:: Brief ::
Your task is to copy the listing exactly, with the pictures left out.

☆ ☆ ☆ ☆

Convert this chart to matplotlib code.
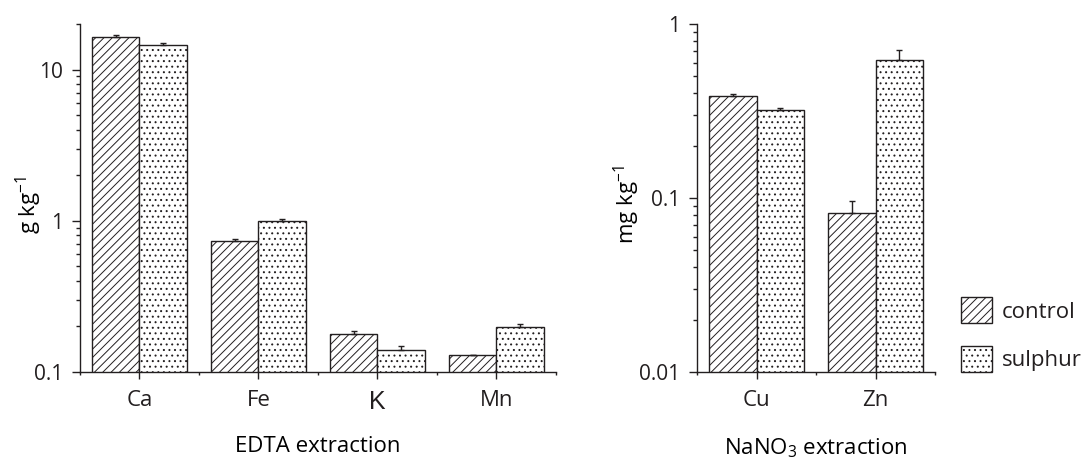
import numpy as np
import matplotlib
matplotlib.use("Agg")
import matplotlib.pyplot as plt
from matplotlib.patches import Patch
from matplotlib.ticker import FixedLocator, FuncFormatter, LogLocator, NullFormatter

# ---------------------------------------------------------------------------
# Data
# ---------------------------------------------------------------------------
edta_elements = ["Ca", "Fe", "K", "Mn"]
edta_control = [16.5, 0.735, 0.179, 0.129]
edta_control_err = [0.5, 0.02, 0.009, 0.0]
edta_sulphur = [14.5, 1.0, 0.139, 0.199]
edta_sulphur_err = [0.5, 0.03, 0.010, 0.009]

nano3_elements = ["Cu", "Zn"]
nano3_control = [0.384, 0.082]
nano3_control_err = [0.013, 0.014]
nano3_sulphur = [0.319, 0.618]
nano3_sulphur_err = [0.010, 0.091]

INK = "#231f20"
BAR_W = 0.4
HATCH_CTRL = "////"
HATCH_SULF = "..."

plt.rcParams["font.family"] = ["Open Sans", "DejaVu Sans"]
plt.rcParams["mathtext.fontset"] = "custom"
plt.rcParams["mathtext.rm"] = "Open Sans"
plt.rcParams["mathtext.it"] = "Open Sans:italic"
plt.rcParams["mathtext.bf"] = "Open Sans:bold"
plt.rcParams["hatch.linewidth"] = 0.7
plt.rcParams["text.color"] = INK


def style_axes(ax, n, ylim):
    ax.set_yscale("log")
    ax.set_ylim(*ylim)
    ax.set_xlim(-0.5, n - 0.5)
    for side in ("top", "right"):
        ax.spines[side].set_visible(False)
    for side in ("left", "bottom"):
        ax.spines[side].set_color(INK)
        ax.spines[side].set_linewidth(1.0)
        ax.spines[side].set_zorder(5)

    ax.yaxis.set_major_locator(LogLocator(base=10))
    ax.yaxis.set_minor_locator(LogLocator(base=10, subs=np.arange(2, 10)))
    ax.yaxis.set_major_formatter(FuncFormatter(lambda v, _: f"{v:g}"))
    ax.yaxis.set_minor_formatter(NullFormatter())

    ax.xaxis.set_major_locator(FixedLocator(np.arange(n)))
    ax.xaxis.set_minor_locator(FixedLocator(np.arange(n + 1) - 0.5))

    ax.tick_params(axis="y", which="major", length=5.5, width=1, color=INK,
                   labelsize=15, pad=6.5, labelcolor=INK)
    ax.tick_params(axis="y", which="minor", length=3, width=1, color=INK)
    ax.tick_params(axis="x", which="major", length=5, width=1, color=INK,
                   labelsize=16, pad=8, labelcolor=INK)
    ax.tick_params(axis="x", which="minor", length=2.5, width=1, color=INK)


def draw_bars(ax, names, ctrl, ctrl_err, sulf, sulf_err):
    x = np.arange(len(names))
    ax.bar(x - BAR_W / 2, ctrl, BAR_W, facecolor="white", edgecolor=INK,
           linewidth=1.0, hatch=HATCH_CTRL, zorder=2)
    ax.bar(x + BAR_W / 2, sulf, BAR_W, facecolor="white", edgecolor=INK,
           linewidth=1.0, hatch=HATCH_SULF, zorder=2)
    ax.errorbar(x - BAR_W / 2, ctrl, yerr=[np.zeros(len(x)), ctrl_err],
                fmt="none", ecolor=INK, elinewidth=1, capsize=2.5, capthick=1, zorder=3)
    ax.errorbar(x + BAR_W / 2, sulf, yerr=[np.zeros(len(x)), sulf_err],
                fmt="none", ecolor=INK, elinewidth=1, capsize=2.5, capthick=1, zorder=3)
    ax.set_xticks(x)
    ax.set_xticklabels(names)


def main():
    fig = plt.figure(figsize=(10.85, 4.58), dpi=100)
    ax1 = fig.add_axes([0.0737, 0.1878, 0.4387, 0.7598])
    ax2 = fig.add_axes([0.6424, 0.1878, 0.2194, 0.7598])

    style_axes(ax1, len(edta_elements), (0.1, 20))
    style_axes(ax2, len(nano3_elements), (0.01, 1))

    draw_bars(ax1, edta_elements, edta_control, edta_control_err,
              edta_sulphur, edta_sulphur_err)
    draw_bars(ax2, nano3_elements, nano3_control, nano3_control_err,
              nano3_sulphur, nano3_sulphur_err)

    # the "K" label in the original is set in a different, heavier face
    k_label = ax1.get_xticklabels()[2]
    k_label.set_fontfamily("Liberation Sans")
    k_label.set_fontsize(18)

    ax1.set_ylabel("g kg$^{-1}$", fontsize=16)
    ax1.yaxis.set_label_coords(-0.076, 0.48)
    ax1.set_xlabel("EDTA extraction", fontsize=16)
    ax1.xaxis.set_label_coords(0.5, -0.185)

    ax2.set_ylabel("mg kg$^{-1}$", fontsize=16)
    ax2.yaxis.set_label_coords(-0.232, 0.48)
    ax2.set_xlabel("NaNO$_3$ extraction", fontsize=16)
    ax2.xaxis.set_label_coords(0.5, -0.185)

    handles = [
        Patch(facecolor="white", edgecolor=INK, linewidth=1.0, hatch=HATCH_CTRL, label="control"),
        Patch(facecolor="white", edgecolor=INK, linewidth=1.0, hatch=HATCH_SULF, label="sulphur"),
    ]
    fig.legend(handles=handles, loc="lower left", bbox_to_anchor=(0.8857, 0.1878),
               frameon=False, fontsize=16, handlelength=1.4, handleheight=1.45,
               labelspacing=1.0, handletextpad=0.45, borderpad=0, borderaxespad=0)

    fig.savefig("out.png", dpi=100, facecolor="white")


if __name__ == "__main__":
    main()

☆ ☆ ☆ ☆

:: Solution ::
Convert this chart to matplotlib code.
import numpy as np
import matplotlib
matplotlib.use("Agg")
import matplotlib.pyplot as plt
from matplotlib.patches import Patch
from matplotlib.ticker import FixedLocator, FuncFormatter, LogLocator, NullFormatter

# ---------------------------------------------------------------------------
# Data
# ---------------------------------------------------------------------------
edta_elements = ["Ca", "Fe", "K", "Mn"]
edta_control = [16.5, 0.735, 0.179, 0.129]
edta_control_err = [0.5, 0.02, 0.009, 0.0]
edta_sulphur = [14.5, 1.0, 0.139, 0.199]
edta_sulphur_err = [0.5, 0.03, 0.010, 0.009]

nano3_elements = ["Cu", "Zn"]
nano3_control = [0.384, 0.082]
nano3_control_err = [0.013, 0.014]
nano3_sulphur = [0.319, 0.618]
nano3_sulphur_err = [0.010, 0.091]

INK = "#231f20"
BAR_W = 0.4
HATCH_CTRL = "////"
HATCH_SULF = "..."

plt.rcParams["font.family"] = ["Open Sans", "DejaVu Sans"]
plt.rcParams["mathtext.fontset"] = "custom"
plt.rcParams["mathtext.rm"] = "Open Sans"
plt.rcParams["mathtext.it"] = "Open Sans:italic"
plt.rcParams["mathtext.bf"] = "Open Sans:bold"
plt.rcParams["hatch.linewidth"] = 0.7
plt.rcParams["text.color"] = INK


def style_axes(ax, n, ylim):
    ax.set_yscale("log")
    ax.set_ylim(*ylim)
    ax.set_xlim(-0.5, n - 0.5)
    for side in ("top", "right"):
        ax.spines[side].set_visible(False)
    for side in ("left", "bottom"):
        ax.spines[side].set_color(INK)
        ax.spines[side].set_linewidth(1.0)
        ax.spines[side].set_zorder(5)

    ax.yaxis.set_major_locator(LogLocator(base=10))
    ax.yaxis.set_minor_locator(LogLocator(base=10, subs=np.arange(2, 10)))
    ax.yaxis.set_major_formatter(FuncFormatter(lambda v, _: f"{v:g}"))
    ax.yaxis.set_minor_formatter(NullFormatter())

    ax.xaxis.set_major_locator(FixedLocator(np.arange(n)))
    ax.xaxis.set_minor_locator(FixedLocator(np.arange(n + 1) - 0.5))

    ax.tick_params(axis="y", which="major", length=5.5, width=1, color=INK,
                   labelsize=15, pad=6.5, labelcolor=INK)
    ax.tick_params(axis="y", which="minor", length=3, width=1, color=INK)
    ax.tick_params(axis="x", which="major", length=5, width=1, color=INK,
                   labelsize=16, pad=8, labelcolor=INK)
    ax.tick_params(axis="x", which="minor", length=2.5, width=1, color=INK)


def draw_bars(ax, names, ctrl, ctrl_err, sulf, sulf_err):
    x = np.arange(len(names))
    ax.bar(x - BAR_W / 2, ctrl, BAR_W, facecolor="white", edgecolor=INK,
           linewidth=1.0, hatch=HATCH_CTRL, zorder=2)
    ax.bar(x + BAR_W / 2, sulf, BAR_W, facecolor="white", edgecolor=INK,
           linewidth=1.0, hatch=HATCH_SULF, zorder=2)
    ax.errorbar(x - BAR_W / 2, ctrl, yerr=[np.zeros(len(x)), ctrl_err],
                fmt="none", ecolor=INK, elinewidth=1, capsize=2.5, capthick=1, zorder=3)
    ax.errorbar(x + BAR_W / 2, sulf, yerr=[np.zeros(len(x)), sulf_err],
                fmt="none", ecolor=INK, elinewidth=1, capsize=2.5, capthick=1, zorder=3)
    ax.set_xticks(x)
    ax.set_xticklabels(names)


def main():
    fig = plt.figure(figsize=(10.85, 4.58), dpi=100)
    ax1 = fig.add_axes([0.0737, 0.1878, 0.4387, 0.7598])
    ax2 = fig.add_axes([0.6424, 0.1878, 0.2194, 0.7598])

    style_axes(ax1, len(edta_elements), (0.1, 20))
    style_axes(ax2, len(nano3_elements), (0.01, 1))

    draw_bars(ax1, edta_elements, edta_control, edta_control_err,
              edta_sulphur, edta_sulphur_err)
    draw_bars(ax2, nano3_elements, nano3_control, nano3_control_err,
              nano3_sulphur, nano3_sulphur_err)

    # the "K" label in the original is set in a different, heavier face
    k_label = ax1.get_xticklabels()[2]
    k_label.set_fontfamily("Liberation Sans")
    k_label.set_fontsize(18)

    ax1.set_ylabel("g kg$^{-1}$", fontsize=16)
    ax1.yaxis.set_label_coords(-0.076, 0.48)
    ax1.set_xlabel("EDTA extraction", fontsize=16)
    ax1.xaxis.set_label_coords(0.5, -0.185)

    ax2.set_ylabel("mg kg$^{-1}$", fontsize=16)
    ax2.yaxis.set_label_coords(-0.232, 0.48)
    ax2.set_xlabel("NaNO$_3$ extraction", fontsize=16)
    ax2.xaxis.set_label_coords(0.5, -0.185)

    handles = [
        Patch(facecolor="white", edgecolor=INK, linewidth=1.0, hatch=HATCH_CTRL, label="control"),
        Patch(facecolor="white", edgecolor=INK, linewidth=1.0, hatch=HATCH_SULF, label="sulphur"),
    ]
    fig.legend(handles=handles, loc="lower left", bbox_to_anchor=(0.8857, 0.1878),
               frameon=False, fontsize=16, handlelength=1.4, handleheight=1.45,
               labelspacing=1.0, handletextpad=0.45, borderpad=0, borderaxespad=0)

    fig.savefig("out.png", dpi=100, facecolor="white")


if __name__ == "__main__":
    main()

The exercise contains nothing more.